When we teach English, we develop not only language skills, but thinking skills as well. But how do we do that in a proper and consistent way? We need to know about LOTS and HOTS.
What are LOTS and HOTS?
It all comes from Bloom’s Taxonomy. It’s created by Dr Benjamin Bloom. There are three modules: cognitive, affective, psychomotor. The cognitive one is applied to the education and learning objectives and activities. This module includes six levels that you can use to structure your lesson or the whole syllabus from the easiest to the most difficult.
Six levels are:
- Knowledge — an ability to remember and recognize facts, information, skills.

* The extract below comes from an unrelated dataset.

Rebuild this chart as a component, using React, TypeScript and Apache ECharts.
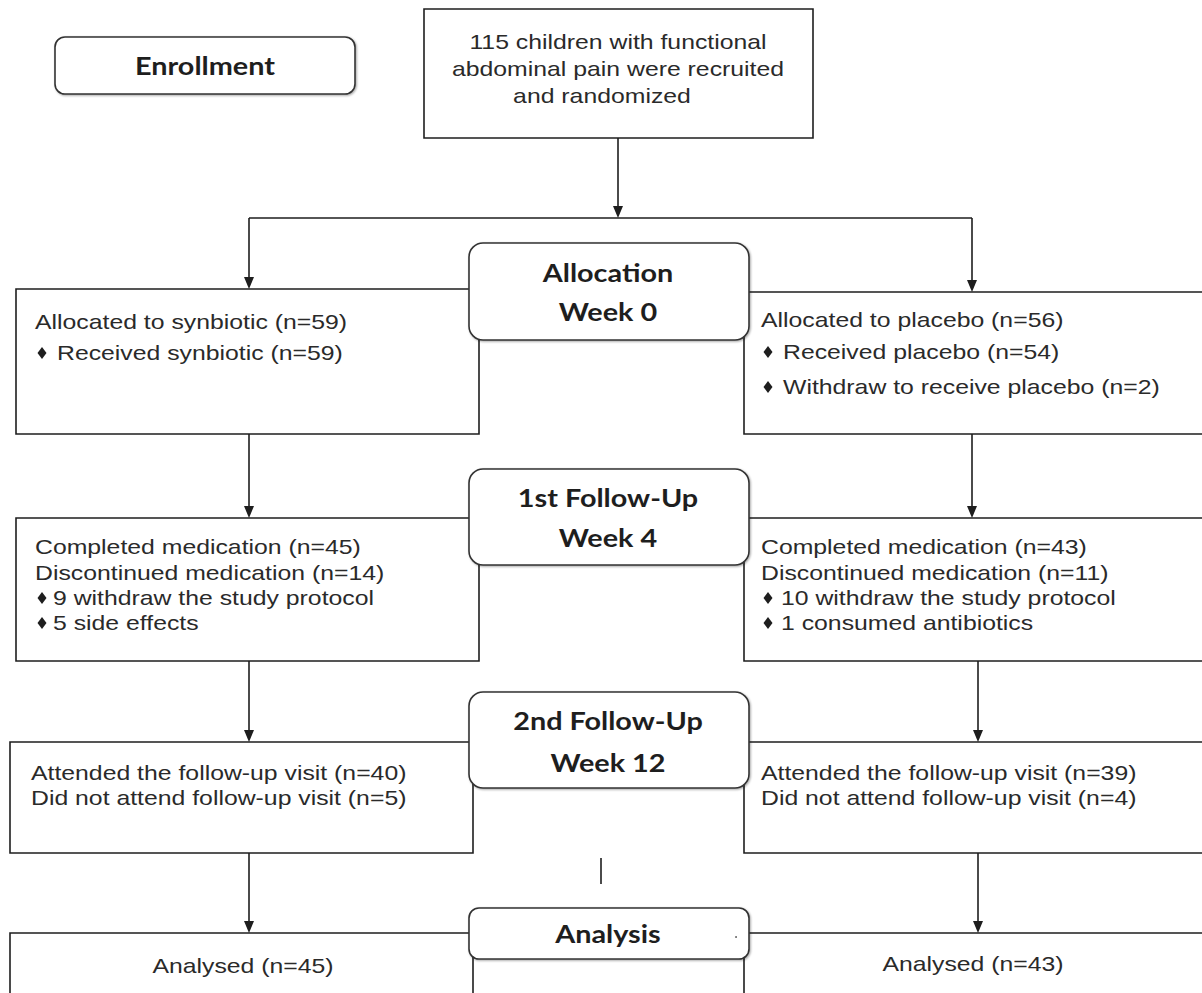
import React, { useEffect, useRef } from "react";
import * as echarts from "echarts";

// ---- content ----
const enrollmentLabel = "Enrollment";
const recruitedLines = [
  "115 children with functional",
  "abdominal pain were recruited",
  "and randomized",
];
const stageHeaders = [
  ["Allocation", "Week 0"],
  ["1st Follow-Up", "Week 4"],
  ["2nd Follow-Up", "Week 12"],
  ["Analysis"],
];
const synbioticAllocation = ["Allocated to synbiotic (n=59)", "♦ Received synbiotic (n=59)"];
const placeboAllocation = [
  "Allocated to placebo (n=56)",
  "♦ Received placebo (n=54)",
  "♦ Withdraw to receive placebo (n=2)",
];
const synbioticWeek4 = [
  "Completed medication (n=45)",
  "Discontinued medication (n=14)",
  "♦ 9 withdraw the study protocol",
  "♦ 5 side effects",
];
const placeboWeek4 = [
  "Completed medication (n=43)",
  "Discontinued medication (n=11)",
  "♦ 10 withdraw the study protocol",
  "♦ 1 consumed antibiotics",
];
const synbioticWeek12 = ["Attended the follow-up visit (n=40)", "Did not attend follow-up visit (n=5)"];
const placeboWeek12 = ["Attended the follow-up visit (n=39)", "Did not attend follow-up visit (n=4)"];
const synbioticAnalysed = ["Analysed (n=45)"];
const placeboAnalysed = ["Analysed (n=43)"];

const INK = "#1e1e1e";
const TEXT_INK = "#2a2a2a";
const BODY_FONT = "'Liberation Sans', Arial, sans-serif";
const HEAD_FONT = "Lato, 'Open Sans', sans-serif";
const SX = 1.24;
const HSX = 1.2;

function buildGraphic(): any[] {
  const g: any[] = [];
  const line = (x1: number, y1: number, x2: number, y2: number) =>
    g.push({ type: "line", z: 1, shape: { x1, y1, x2, y2 }, style: { stroke: INK, lineWidth: 1.6 } });
  const arrow = (x: number, y1: number, y2: number) => {
    line(x, y1, x, y2 - 6);
    g.push({
      type: "polygon",
      z: 3,
      shape: { points: [[x - 5, y2 - 12], [x + 5, y2 - 12], [x, y2]] },
      style: { fill: INK },
    });
  };
  const box = (x: number, y: number, w: number, h: number, z = 2) =>
    g.push({
      type: "rect",
      z,
      shape: { x, y, width: w, height: h },
      style: { fill: "#fff", stroke: INK, lineWidth: 1.6 },
    });
  const rbox = (x: number, y: number, w: number, h: number, r: number) =>
    g.push({
      type: "rect",
      z: 4,
      shape: { x, y, width: w, height: h, r },
      style: {
        fill: "#fff",
        stroke: "#333",
        lineWidth: 1.6,
        shadowColor: "rgba(0,0,0,0.35)",
        shadowBlur: 2,
        shadowOffsetX: 1,
        shadowOffsetY: 1,
      },
    });
  const text = (
    x: number,
    y: number,
    s: string,
    opt: { size?: number; font?: string; weight?: any; align?: string; sx?: number; fill?: string } = {}
  ) =>
    g.push({
      type: "text",
      z: 10,
      x,
      y,
      scaleX: opt.sx ?? SX,
      style: {
        text: s,
        fontSize: opt.size ?? 20,
        fontFamily: opt.font ?? BODY_FONT,
        fontWeight: opt.weight ?? "normal",
        fill: opt.fill ?? TEXT_INK,
        align: opt.align ?? "left",
        textAlign: opt.align ?? "left",
        verticalAlign: "middle",
        textVerticalAlign: "middle",
      },
    });
  const diamond = (cx: number, cy: number) =>
    g.push({
      type: "polygon",
      z: 10,
      shape: { points: [[cx, cy - 6], [cx + 4.5, cy], [cx, cy + 6], [cx - 4.5, cy]] },
      style: { fill: INK },
    });
  const lines = (
    arr: string[],
    x: number,
    ys: number[],
    bulletX: number,
    textAfterBullet: number
  ) => {
    arr.forEach((s, i) => {
      if (s.startsWith("♦ ")) {
        diamond(bulletX, ys[i]);
        text(textAfterBullet, ys[i], s.slice(2));
      } else {
        text(x, ys[i], s);
      }
    });
  };

  // connectors
  arrow(618, 138, 218);
  line(249, 218, 972, 218);
  arrow(249, 218, 289);
  arrow(972, 218, 292);
  arrow(249, 434, 518);
  arrow(972, 434, 518);
  arrow(249, 661, 742);
  arrow(978, 661, 742);
  arrow(249, 853, 933);
  arrow(978, 853, 933);
  line(601, 858, 601, 884);

  // enrollment
  g.push({
    type: "rect",
    z: 4,
    shape: { x: 55, y: 37, width: 300, height: 57, r: 10 },
    style: {
      fill: "#fff",
      stroke: "#333",
      lineWidth: 1.6,
      shadowColor: "rgba(0,0,0,0.35)",
      shadowBlur: 2,
      shadowOffsetX: 1,
      shadowOffsetY: 1,
    },
  });
  text(205, 66, enrollmentLabel, { size: 24, font: HEAD_FONT, weight: "bold", align: "center", sx: HSX, fill: INK });

  box(424, 9, 389, 129);
  text(618, 42, recruitedLines[0], { align: "center" });
  text(618, 69, recruitedLines[1], { align: "center" });
  text(602, 96, recruitedLines[2], { align: "center" });

  // left column
  box(16, 289, 463, 145);
  lines(synbioticAllocation, 35, [322, 353], 42, 57);
  box(16, 518, 463, 143);
  lines(synbioticWeek4, 35, [547, 573, 598, 623], 42, 53);
  box(10, 742, 463, 111);
  lines(synbioticWeek12, 31, [773, 798], 0, 0);
  box(10, 933, 463, 90);
  text(243, 966, synbioticAnalysed[0], { align: "center" });

  // right column
  box(744, 292, 470, 142);
  lines(placeboAllocation, 761, [320, 352, 387], 768, 783);
  box(744, 518, 470, 143);
  lines(placeboWeek4, 761, [547, 573, 598, 623], 768, 781);
  box(744, 742, 470, 111);
  lines(placeboWeek12, 761, [773, 798], 0, 0);
  box(744, 933, 470, 90);
  text(973, 964, placeboAnalysed[0], { align: "center" });

  // stage headers
  const hdr = [
    { y: 243, h: 97, ty: [273, 312] },
    { y: 469, h: 96, ty: [498, 538] },
    { y: 692, h: 96, ty: [721, 763] },
    { y: 908, h: 51, ty: [934] },
  ];
  hdr.forEach((hd, i) => {
    rbox(469, hd.y, 280, hd.h, i === 3 ? 10 : 14);
    stageHeaders[i].forEach((s, j) =>
      text(608, hd.ty[j], s, { size: 24, font: HEAD_FONT, weight: "bold", align: "center", sx: HSX, fill: INK })
    );
  });
  g.push({ type: "circle", z: 11, shape: { cx: 736, cy: 937, r: 0.9 }, style: { fill: "#555" } });

  return g;
}

export default function App() {
  const ref = useRef<HTMLDivElement>(null);
  useEffect(() => {
    document.body.style.margin = "0";
    const chart = echarts.init(ref.current!, null, { renderer: "svg" });
    chart.setOption({
      animation: false,
      backgroundColor: "#fff",
      graphic: { elements: buildGraphic() },
    });
    return () => chart.dispose();
  }, []);
  return <div ref={ref} style={{ width: 1202, height: 993, background: "#fff" }} />;
}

- Comprehension — an ability to understand, describe, compare facts, information, skills.
- Application — an ability to use the acquired information, knowledge, facts.
- Analysis — an ability to examine the new information.

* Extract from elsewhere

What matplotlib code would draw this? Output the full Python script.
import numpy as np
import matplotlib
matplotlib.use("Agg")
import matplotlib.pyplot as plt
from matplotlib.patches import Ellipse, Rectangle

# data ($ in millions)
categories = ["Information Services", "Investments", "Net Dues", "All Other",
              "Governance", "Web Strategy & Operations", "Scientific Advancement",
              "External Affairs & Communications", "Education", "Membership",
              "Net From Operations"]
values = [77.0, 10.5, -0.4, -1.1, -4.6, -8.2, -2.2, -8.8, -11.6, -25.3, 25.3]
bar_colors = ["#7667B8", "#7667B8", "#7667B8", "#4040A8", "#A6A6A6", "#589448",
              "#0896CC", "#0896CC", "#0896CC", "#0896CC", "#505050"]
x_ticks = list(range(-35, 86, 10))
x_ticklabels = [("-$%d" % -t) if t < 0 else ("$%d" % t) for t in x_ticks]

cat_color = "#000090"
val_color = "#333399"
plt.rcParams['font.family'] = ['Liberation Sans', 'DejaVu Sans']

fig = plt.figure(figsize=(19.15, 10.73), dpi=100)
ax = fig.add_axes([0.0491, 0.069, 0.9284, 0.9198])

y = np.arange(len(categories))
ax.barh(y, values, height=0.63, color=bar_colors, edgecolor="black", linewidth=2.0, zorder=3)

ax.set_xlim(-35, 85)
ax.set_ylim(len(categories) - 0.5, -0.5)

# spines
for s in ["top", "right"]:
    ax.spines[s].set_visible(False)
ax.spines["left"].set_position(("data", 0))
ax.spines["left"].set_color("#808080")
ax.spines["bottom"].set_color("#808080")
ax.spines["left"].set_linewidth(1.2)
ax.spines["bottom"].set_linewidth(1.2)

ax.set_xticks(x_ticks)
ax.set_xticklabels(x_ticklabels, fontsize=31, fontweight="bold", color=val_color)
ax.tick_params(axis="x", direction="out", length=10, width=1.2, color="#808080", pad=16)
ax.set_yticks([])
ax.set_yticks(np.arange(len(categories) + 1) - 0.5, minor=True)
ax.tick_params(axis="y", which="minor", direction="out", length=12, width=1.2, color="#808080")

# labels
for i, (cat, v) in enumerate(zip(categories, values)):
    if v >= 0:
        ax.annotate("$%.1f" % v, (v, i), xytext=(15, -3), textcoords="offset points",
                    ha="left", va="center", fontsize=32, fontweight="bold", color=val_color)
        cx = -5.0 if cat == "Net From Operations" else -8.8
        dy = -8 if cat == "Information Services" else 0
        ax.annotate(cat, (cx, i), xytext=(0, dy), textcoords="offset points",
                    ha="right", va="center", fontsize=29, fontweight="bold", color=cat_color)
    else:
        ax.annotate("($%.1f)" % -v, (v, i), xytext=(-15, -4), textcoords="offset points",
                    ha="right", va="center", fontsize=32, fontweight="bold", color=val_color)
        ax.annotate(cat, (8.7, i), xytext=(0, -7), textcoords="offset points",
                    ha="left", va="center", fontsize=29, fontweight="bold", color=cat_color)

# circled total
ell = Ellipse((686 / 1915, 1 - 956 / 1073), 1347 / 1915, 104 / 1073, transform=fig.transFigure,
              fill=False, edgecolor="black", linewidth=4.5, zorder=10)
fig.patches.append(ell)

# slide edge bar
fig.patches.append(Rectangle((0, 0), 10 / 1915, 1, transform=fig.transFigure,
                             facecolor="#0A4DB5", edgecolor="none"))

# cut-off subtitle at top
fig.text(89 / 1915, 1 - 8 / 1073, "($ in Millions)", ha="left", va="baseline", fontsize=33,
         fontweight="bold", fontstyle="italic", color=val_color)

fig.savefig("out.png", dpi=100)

- Evaluation — an ability to assess the information, ideas.
- Creation — an ability to generate, design new ideas, concepts.

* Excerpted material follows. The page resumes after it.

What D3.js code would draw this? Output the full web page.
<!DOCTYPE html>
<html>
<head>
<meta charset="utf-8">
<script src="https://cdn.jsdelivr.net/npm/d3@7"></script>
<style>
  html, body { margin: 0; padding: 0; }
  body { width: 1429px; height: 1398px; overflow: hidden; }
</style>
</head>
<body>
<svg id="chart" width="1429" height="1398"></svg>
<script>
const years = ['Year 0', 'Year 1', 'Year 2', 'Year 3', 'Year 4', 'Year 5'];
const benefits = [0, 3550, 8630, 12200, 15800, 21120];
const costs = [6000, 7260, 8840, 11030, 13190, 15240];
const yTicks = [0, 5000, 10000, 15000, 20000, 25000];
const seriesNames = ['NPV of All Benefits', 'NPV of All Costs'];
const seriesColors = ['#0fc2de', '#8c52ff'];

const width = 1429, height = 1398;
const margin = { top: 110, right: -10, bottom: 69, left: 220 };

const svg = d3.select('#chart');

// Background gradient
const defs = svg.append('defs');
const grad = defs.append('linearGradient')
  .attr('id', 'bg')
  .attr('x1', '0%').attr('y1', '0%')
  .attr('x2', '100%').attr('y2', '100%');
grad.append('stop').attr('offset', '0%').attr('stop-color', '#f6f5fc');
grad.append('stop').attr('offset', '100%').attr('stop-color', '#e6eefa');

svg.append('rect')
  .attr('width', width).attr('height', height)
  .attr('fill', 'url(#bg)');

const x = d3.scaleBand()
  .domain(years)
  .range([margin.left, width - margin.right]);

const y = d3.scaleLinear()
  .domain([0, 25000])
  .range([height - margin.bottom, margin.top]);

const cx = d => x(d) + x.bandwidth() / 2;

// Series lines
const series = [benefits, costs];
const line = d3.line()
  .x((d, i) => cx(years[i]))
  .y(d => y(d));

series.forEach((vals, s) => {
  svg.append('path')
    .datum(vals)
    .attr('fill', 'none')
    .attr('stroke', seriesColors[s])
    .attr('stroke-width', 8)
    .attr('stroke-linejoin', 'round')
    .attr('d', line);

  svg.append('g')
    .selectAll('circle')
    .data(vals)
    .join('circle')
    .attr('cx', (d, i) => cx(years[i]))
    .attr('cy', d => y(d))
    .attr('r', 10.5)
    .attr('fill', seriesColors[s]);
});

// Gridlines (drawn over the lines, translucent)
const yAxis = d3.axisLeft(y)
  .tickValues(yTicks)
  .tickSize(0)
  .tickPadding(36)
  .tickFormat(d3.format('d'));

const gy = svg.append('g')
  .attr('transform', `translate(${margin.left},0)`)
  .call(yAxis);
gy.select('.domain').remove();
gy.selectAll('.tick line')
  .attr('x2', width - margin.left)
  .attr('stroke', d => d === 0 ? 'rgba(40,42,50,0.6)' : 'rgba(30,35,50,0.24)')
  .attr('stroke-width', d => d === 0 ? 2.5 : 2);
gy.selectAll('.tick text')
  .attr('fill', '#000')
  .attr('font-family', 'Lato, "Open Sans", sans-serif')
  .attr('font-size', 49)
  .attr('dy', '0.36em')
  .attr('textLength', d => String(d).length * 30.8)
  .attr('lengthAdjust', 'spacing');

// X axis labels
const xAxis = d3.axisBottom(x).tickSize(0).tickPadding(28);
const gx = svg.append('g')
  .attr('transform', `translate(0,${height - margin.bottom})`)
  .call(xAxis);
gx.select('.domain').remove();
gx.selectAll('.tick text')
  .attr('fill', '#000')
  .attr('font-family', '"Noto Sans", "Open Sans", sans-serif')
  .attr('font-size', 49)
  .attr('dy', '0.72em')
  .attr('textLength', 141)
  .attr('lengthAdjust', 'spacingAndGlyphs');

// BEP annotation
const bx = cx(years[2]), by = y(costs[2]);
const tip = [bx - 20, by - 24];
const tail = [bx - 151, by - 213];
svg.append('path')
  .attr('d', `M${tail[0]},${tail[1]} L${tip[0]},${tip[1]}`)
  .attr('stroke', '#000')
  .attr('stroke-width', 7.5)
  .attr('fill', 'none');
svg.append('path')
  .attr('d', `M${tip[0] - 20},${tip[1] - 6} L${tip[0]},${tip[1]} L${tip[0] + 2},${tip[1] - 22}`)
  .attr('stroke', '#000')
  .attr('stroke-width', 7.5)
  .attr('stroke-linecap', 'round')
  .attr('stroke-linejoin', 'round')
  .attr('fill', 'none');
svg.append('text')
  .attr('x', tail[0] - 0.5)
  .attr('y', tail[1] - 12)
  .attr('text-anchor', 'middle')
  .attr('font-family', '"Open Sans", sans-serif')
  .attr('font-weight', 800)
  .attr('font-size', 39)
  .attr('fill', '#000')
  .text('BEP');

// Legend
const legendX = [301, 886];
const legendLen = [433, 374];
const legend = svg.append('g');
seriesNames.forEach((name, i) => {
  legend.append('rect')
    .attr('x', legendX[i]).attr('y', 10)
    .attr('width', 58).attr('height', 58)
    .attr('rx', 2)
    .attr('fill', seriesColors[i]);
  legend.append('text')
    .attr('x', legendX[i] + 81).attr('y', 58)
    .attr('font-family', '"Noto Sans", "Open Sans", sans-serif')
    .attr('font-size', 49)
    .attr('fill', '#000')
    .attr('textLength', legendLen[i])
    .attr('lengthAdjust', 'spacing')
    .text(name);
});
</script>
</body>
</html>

These levels can be divided into two types of skills: High order skills (HOTs) and Low order skills (LOTs). LOTs are about gathering information and HOTs are about processing it.
Let’s imagine you are going to teach Present Simple. How do we apply these skills to teaching English?
- Remembering: students know the rule, they can identify this tense in the sentences. For example, they read a text and highlight the grammatical structure.
- Understanding: students can describe when they use Present Simple.
- Application: students can give examples of Present Simple usage, do a gap-filling exercise or practise the tense in a controlled setting.
- Analyzing: students can examine the form and the uses of the tense, clarify why we use Present Simple in certain contexts, situations, describe the difference between tenses.
- Evaluating: students can change sentences to make them true to themselves; or make sentences in Present Simple using given patterns, examples.
- Creating: students can describe their daily routines or talk about their day.It’s obvious that it’s better to teach with HOTs as your students are more involved in a lesson. When students use HOTs, they do something with the new knowledge, facts: apply it, compare, contrast. HOT involves metacognition: when you think about your thinking.
Moreover, you can apply this taxonomy not only to grammar or vocabulary lessons but, for example, to skills or CLIL lessons too. For example, you teach History through English (e.g., compare old and new things). This is an example of the tasks’ sequence:
- Remembering: pre-teach “old”, “new” and other vocabulary needed for the lesson.
- Understanding: students say what old and new is.
- Application: students choose what things are new and old.
- Analyzing: students compare old and new things.
- Evaluating: students discuss which things are better and why.
- Creating: students design their own old and new things or find old and new things at home and describe them.Sometimes teachers confuse the skills and cannot identify skills their tasks refer to or cannot design activities for each skill. I think this taxonomy wheel is quite useful when you plan your lessons and think of aims.